Exercise:
Scan the records for the word "matplotlib". Copy each line that includes it.

Dataset excerpts:
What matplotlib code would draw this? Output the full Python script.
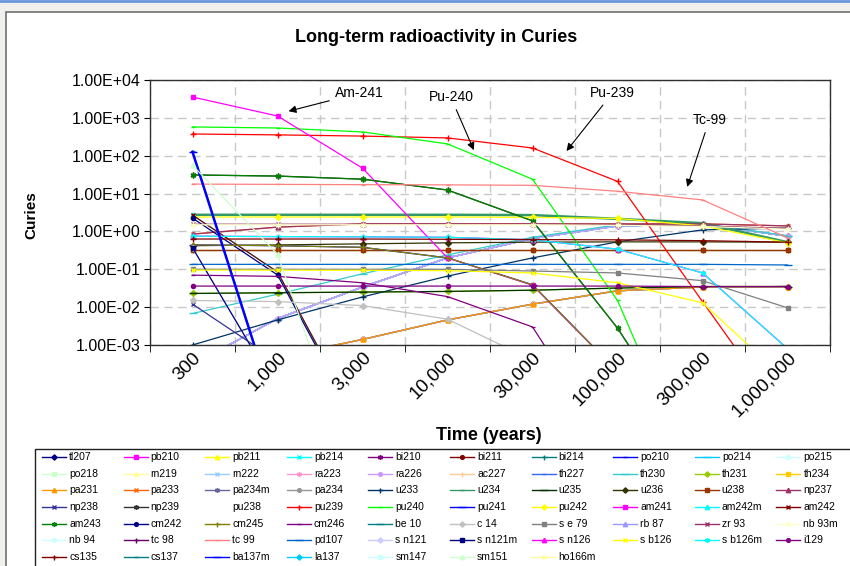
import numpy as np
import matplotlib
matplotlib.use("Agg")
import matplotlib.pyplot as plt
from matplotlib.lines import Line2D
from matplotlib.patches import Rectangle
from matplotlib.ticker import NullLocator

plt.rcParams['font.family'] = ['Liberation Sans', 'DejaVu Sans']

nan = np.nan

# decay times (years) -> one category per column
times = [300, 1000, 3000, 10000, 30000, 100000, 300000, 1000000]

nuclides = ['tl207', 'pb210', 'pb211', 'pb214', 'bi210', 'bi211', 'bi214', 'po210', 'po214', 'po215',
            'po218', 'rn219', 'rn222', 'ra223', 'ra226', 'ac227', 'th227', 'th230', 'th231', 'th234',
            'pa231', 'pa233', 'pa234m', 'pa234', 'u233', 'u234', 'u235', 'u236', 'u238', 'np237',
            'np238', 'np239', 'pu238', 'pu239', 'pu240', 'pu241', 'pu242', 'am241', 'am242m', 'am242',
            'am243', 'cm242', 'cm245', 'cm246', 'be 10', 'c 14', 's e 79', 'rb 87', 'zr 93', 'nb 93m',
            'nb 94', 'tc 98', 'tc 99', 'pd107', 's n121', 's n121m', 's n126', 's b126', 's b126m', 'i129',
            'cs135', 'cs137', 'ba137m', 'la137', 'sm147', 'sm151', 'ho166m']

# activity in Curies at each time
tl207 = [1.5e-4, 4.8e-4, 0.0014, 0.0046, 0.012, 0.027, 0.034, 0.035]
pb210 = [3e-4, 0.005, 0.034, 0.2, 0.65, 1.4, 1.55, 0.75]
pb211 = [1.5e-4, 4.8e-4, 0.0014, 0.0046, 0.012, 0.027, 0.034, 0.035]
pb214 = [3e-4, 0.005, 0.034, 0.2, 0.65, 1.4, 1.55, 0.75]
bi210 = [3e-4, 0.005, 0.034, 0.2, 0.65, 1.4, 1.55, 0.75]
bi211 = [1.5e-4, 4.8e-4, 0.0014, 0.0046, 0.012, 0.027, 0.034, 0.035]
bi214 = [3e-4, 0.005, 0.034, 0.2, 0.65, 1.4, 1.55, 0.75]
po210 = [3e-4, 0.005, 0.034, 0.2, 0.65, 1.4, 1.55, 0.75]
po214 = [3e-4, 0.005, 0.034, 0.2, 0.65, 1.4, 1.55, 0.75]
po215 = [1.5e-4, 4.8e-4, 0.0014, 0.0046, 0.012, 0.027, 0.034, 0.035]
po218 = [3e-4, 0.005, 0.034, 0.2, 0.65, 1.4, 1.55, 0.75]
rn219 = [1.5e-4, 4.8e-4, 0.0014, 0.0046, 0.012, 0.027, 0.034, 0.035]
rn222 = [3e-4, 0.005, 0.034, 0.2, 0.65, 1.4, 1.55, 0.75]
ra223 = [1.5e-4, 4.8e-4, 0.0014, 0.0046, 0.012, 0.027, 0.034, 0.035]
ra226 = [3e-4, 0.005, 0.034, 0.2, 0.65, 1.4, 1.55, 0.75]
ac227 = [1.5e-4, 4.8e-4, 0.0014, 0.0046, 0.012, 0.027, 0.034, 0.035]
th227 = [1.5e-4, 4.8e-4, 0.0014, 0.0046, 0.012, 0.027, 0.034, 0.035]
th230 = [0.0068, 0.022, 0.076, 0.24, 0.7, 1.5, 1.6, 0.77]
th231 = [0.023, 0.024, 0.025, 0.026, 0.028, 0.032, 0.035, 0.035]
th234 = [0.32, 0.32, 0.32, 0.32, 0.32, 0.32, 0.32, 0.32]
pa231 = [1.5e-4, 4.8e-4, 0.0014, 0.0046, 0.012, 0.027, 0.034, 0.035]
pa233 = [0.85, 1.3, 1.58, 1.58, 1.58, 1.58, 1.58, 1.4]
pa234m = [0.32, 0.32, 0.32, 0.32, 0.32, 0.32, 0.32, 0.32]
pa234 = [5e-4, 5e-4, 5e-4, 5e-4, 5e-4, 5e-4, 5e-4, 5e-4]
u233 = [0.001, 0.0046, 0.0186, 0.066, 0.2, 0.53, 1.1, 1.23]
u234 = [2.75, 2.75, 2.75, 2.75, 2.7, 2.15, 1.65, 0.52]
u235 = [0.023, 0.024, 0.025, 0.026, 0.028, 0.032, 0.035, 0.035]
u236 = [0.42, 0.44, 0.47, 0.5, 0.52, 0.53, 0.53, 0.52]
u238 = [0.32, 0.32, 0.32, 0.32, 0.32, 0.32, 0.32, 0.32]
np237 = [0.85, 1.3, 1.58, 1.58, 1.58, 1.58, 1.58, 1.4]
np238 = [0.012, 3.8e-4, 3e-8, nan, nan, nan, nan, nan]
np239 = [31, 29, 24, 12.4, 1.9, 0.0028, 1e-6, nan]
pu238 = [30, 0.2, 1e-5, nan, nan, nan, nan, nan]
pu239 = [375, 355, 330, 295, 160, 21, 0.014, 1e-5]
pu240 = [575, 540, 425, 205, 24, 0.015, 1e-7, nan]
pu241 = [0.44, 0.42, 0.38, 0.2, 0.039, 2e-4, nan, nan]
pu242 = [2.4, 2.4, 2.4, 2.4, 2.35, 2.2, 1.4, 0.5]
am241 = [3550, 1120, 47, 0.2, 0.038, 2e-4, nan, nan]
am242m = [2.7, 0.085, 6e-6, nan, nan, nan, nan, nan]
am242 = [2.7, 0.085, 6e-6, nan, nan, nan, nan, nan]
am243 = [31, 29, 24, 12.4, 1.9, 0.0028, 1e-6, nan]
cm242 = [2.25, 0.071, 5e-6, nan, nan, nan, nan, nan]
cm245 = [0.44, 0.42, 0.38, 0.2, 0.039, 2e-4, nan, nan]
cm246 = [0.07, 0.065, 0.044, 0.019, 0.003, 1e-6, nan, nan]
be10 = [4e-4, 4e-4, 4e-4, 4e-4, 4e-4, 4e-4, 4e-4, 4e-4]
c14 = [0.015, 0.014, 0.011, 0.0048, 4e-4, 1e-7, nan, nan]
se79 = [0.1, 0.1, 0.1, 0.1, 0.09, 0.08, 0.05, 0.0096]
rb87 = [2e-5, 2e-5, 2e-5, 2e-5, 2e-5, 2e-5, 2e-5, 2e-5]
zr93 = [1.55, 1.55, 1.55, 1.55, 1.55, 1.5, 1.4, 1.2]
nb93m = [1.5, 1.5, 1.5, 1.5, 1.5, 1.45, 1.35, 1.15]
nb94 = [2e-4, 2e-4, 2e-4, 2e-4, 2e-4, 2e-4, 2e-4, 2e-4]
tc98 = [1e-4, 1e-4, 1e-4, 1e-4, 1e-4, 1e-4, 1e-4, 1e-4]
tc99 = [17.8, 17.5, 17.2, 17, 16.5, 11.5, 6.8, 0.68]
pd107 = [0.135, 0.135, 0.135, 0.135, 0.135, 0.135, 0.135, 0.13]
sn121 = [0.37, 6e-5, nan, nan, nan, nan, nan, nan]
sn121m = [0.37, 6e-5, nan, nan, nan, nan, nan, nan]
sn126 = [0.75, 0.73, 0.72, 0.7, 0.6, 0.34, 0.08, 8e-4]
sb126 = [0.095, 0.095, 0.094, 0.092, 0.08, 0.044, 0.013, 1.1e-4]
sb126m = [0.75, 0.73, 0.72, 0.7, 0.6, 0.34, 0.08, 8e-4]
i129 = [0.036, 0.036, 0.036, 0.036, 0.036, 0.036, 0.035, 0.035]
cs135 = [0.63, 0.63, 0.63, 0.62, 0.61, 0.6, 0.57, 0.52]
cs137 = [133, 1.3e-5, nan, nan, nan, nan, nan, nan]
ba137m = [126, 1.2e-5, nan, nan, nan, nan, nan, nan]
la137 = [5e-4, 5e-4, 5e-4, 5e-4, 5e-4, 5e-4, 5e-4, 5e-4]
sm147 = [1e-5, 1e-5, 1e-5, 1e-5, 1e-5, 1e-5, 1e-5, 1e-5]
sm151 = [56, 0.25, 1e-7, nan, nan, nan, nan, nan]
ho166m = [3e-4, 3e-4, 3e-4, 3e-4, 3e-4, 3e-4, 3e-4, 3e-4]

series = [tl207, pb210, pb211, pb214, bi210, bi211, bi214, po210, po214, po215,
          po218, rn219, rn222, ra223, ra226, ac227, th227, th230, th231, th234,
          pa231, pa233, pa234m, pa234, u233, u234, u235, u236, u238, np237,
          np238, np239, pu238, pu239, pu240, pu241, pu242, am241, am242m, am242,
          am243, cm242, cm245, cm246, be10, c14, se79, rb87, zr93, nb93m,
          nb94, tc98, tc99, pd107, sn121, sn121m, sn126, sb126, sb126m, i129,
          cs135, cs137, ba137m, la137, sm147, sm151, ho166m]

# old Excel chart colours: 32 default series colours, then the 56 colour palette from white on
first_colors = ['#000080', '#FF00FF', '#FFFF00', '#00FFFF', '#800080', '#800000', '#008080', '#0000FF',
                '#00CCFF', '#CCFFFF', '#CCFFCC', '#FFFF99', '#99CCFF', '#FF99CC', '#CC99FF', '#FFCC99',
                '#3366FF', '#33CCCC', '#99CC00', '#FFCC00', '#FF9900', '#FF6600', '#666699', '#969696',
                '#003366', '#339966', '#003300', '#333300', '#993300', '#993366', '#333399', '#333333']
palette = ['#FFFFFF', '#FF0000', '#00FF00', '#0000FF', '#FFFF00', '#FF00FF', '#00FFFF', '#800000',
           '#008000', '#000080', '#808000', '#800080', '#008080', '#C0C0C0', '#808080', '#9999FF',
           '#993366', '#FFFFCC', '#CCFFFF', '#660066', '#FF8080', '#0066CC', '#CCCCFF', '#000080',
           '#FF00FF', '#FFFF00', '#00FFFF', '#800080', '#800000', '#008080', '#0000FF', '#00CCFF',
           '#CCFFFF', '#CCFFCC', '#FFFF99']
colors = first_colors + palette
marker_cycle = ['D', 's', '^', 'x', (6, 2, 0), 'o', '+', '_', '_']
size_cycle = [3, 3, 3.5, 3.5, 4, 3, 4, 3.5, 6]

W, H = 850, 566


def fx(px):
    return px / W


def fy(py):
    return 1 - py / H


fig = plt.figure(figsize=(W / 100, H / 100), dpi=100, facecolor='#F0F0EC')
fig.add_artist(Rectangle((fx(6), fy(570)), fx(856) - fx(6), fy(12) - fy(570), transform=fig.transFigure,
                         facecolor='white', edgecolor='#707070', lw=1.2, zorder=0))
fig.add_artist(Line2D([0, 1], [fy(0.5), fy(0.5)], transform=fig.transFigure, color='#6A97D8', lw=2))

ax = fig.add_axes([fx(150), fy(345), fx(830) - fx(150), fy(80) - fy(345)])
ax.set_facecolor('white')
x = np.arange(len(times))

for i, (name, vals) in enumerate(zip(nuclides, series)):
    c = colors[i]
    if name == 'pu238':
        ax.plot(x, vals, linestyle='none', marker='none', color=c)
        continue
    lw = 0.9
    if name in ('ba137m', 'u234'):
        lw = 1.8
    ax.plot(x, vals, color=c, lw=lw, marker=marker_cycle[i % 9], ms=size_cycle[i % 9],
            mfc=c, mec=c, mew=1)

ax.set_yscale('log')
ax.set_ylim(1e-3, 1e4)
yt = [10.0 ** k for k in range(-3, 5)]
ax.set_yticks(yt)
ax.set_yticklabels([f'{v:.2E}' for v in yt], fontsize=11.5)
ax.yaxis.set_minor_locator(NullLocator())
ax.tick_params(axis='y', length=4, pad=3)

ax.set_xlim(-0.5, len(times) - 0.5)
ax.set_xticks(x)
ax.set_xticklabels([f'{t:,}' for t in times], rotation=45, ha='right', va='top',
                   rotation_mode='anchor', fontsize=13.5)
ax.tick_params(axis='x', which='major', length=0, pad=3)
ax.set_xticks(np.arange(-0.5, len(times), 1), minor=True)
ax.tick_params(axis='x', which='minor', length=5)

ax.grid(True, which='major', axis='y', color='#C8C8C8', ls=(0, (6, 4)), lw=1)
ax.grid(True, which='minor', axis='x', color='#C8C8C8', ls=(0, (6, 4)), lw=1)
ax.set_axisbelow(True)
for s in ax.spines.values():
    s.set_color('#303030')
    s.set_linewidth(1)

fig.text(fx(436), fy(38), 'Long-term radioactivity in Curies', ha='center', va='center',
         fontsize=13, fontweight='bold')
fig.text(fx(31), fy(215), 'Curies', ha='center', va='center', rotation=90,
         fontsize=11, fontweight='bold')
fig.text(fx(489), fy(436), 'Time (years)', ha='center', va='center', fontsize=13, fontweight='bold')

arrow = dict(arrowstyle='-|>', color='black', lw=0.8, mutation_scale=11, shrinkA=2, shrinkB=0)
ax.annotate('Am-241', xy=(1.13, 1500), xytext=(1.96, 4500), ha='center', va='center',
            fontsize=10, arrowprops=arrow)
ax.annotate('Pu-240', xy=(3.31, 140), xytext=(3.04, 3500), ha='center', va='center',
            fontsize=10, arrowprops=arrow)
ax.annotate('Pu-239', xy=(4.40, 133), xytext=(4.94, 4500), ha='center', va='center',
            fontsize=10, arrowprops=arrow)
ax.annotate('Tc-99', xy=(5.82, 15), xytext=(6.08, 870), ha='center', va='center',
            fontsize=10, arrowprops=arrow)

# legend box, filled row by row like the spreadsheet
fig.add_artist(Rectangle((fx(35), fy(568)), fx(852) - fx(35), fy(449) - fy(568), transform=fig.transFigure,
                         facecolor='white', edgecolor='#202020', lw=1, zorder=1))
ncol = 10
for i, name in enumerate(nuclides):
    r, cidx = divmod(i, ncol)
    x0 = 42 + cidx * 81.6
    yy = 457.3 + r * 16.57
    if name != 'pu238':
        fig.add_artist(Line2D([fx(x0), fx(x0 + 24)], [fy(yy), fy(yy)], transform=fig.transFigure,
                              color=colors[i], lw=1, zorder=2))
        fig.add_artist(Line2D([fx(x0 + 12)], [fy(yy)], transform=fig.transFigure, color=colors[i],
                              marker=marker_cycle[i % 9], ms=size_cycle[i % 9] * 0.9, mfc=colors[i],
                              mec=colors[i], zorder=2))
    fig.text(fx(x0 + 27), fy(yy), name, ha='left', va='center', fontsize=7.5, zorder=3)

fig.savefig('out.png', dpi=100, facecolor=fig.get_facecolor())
--
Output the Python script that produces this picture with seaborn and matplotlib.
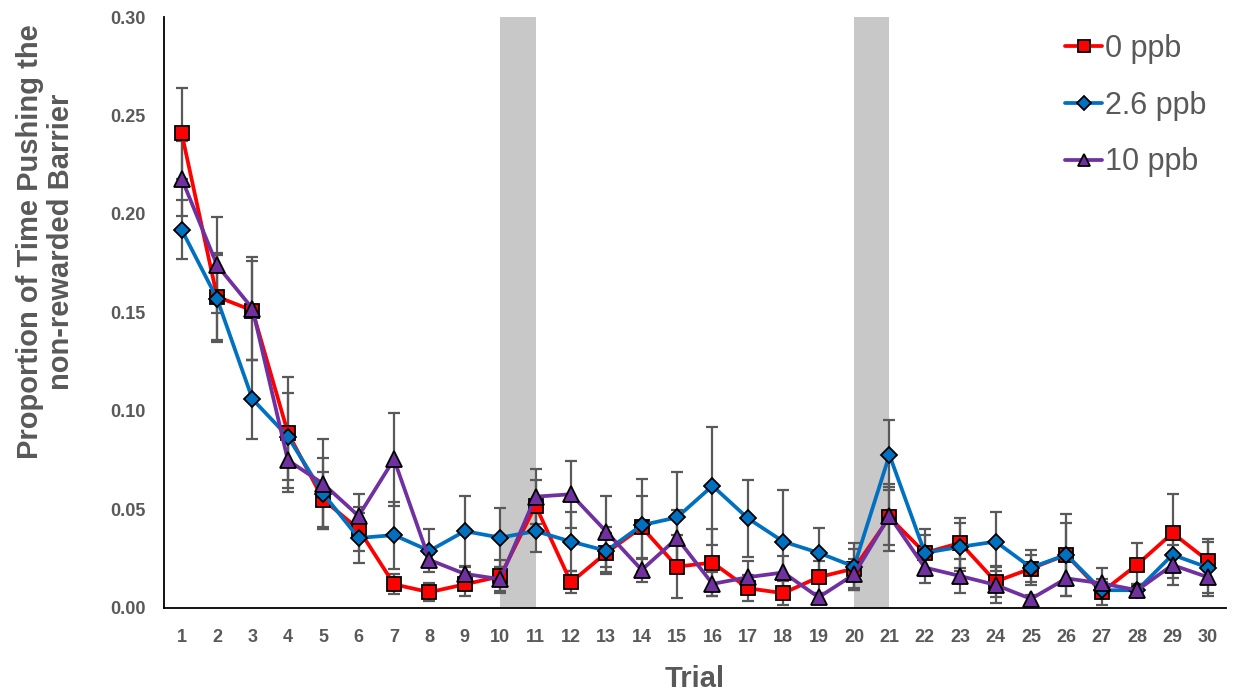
--
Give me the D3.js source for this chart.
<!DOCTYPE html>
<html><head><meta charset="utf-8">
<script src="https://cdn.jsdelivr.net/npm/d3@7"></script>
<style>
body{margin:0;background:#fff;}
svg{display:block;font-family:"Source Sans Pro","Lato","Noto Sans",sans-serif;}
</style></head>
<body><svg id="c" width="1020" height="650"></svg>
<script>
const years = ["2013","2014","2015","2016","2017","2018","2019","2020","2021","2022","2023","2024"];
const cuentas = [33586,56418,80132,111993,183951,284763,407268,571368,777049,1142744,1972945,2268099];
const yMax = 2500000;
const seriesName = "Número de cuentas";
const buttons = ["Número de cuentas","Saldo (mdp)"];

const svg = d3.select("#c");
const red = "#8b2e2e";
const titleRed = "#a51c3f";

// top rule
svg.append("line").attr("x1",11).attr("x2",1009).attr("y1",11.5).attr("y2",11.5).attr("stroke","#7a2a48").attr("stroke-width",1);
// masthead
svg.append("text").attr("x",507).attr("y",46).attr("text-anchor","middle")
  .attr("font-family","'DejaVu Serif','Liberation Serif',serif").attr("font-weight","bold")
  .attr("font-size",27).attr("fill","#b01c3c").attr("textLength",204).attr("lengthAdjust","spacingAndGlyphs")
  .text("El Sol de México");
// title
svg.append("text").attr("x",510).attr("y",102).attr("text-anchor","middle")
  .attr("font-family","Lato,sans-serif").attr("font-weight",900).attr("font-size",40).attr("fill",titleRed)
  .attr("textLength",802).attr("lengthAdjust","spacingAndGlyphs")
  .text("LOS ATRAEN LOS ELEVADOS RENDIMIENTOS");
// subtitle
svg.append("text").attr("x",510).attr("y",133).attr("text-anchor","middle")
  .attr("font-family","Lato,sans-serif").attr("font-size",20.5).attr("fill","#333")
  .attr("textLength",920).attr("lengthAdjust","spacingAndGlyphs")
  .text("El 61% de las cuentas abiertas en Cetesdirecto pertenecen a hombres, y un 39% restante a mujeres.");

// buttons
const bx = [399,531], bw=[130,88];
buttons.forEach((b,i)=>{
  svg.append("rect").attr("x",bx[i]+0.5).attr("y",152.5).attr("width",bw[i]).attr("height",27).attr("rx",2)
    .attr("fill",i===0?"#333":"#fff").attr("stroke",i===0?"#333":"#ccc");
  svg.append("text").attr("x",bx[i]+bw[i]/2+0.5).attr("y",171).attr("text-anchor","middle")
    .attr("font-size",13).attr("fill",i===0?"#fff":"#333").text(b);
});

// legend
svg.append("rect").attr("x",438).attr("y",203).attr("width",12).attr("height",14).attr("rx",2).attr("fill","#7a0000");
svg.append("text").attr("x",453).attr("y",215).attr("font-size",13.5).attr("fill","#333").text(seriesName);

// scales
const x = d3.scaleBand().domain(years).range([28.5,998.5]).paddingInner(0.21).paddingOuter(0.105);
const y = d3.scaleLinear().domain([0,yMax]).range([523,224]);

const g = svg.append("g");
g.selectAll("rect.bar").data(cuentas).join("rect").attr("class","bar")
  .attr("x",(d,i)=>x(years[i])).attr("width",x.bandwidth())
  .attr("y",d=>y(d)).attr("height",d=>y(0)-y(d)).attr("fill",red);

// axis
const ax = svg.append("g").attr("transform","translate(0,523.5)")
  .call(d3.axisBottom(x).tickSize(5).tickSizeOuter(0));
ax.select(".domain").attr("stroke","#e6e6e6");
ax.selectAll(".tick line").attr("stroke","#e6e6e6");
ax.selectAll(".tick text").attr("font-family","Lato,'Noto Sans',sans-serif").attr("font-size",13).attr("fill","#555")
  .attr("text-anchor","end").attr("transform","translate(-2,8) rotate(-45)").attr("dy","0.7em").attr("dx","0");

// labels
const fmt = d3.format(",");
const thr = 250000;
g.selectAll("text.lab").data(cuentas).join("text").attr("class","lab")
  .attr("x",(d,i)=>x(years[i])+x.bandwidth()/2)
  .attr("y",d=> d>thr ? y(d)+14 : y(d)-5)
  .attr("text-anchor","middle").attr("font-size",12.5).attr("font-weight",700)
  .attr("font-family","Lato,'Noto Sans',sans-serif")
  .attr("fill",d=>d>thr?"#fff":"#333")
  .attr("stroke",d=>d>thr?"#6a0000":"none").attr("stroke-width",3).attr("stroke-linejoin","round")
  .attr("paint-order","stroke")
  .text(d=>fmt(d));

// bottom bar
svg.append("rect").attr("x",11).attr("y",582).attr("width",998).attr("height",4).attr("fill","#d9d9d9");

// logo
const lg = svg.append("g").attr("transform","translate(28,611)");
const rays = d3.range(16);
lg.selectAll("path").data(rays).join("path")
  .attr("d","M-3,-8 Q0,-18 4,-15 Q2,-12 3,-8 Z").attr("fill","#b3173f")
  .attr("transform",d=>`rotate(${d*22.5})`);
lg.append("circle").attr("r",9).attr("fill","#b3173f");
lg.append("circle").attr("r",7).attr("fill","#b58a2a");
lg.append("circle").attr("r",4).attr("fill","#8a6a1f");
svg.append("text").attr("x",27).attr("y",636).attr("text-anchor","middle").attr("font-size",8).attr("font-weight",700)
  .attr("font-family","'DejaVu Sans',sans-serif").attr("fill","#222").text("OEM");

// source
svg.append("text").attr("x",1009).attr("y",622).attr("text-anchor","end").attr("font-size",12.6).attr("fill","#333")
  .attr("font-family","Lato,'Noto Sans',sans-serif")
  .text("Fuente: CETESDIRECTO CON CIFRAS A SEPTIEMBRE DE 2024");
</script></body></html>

Solution:
What matplotlib code would draw this? Output the full Python script.
import matplotlib
matplotlib.use("Agg")
import matplotlib.pyplot as plt
from matplotlib.lines import Line2D
from matplotlib.patches import Rectangle
from matplotlib.ticker import NullLocator
Output the Python script that produces this picture with seaborn and matplotlib.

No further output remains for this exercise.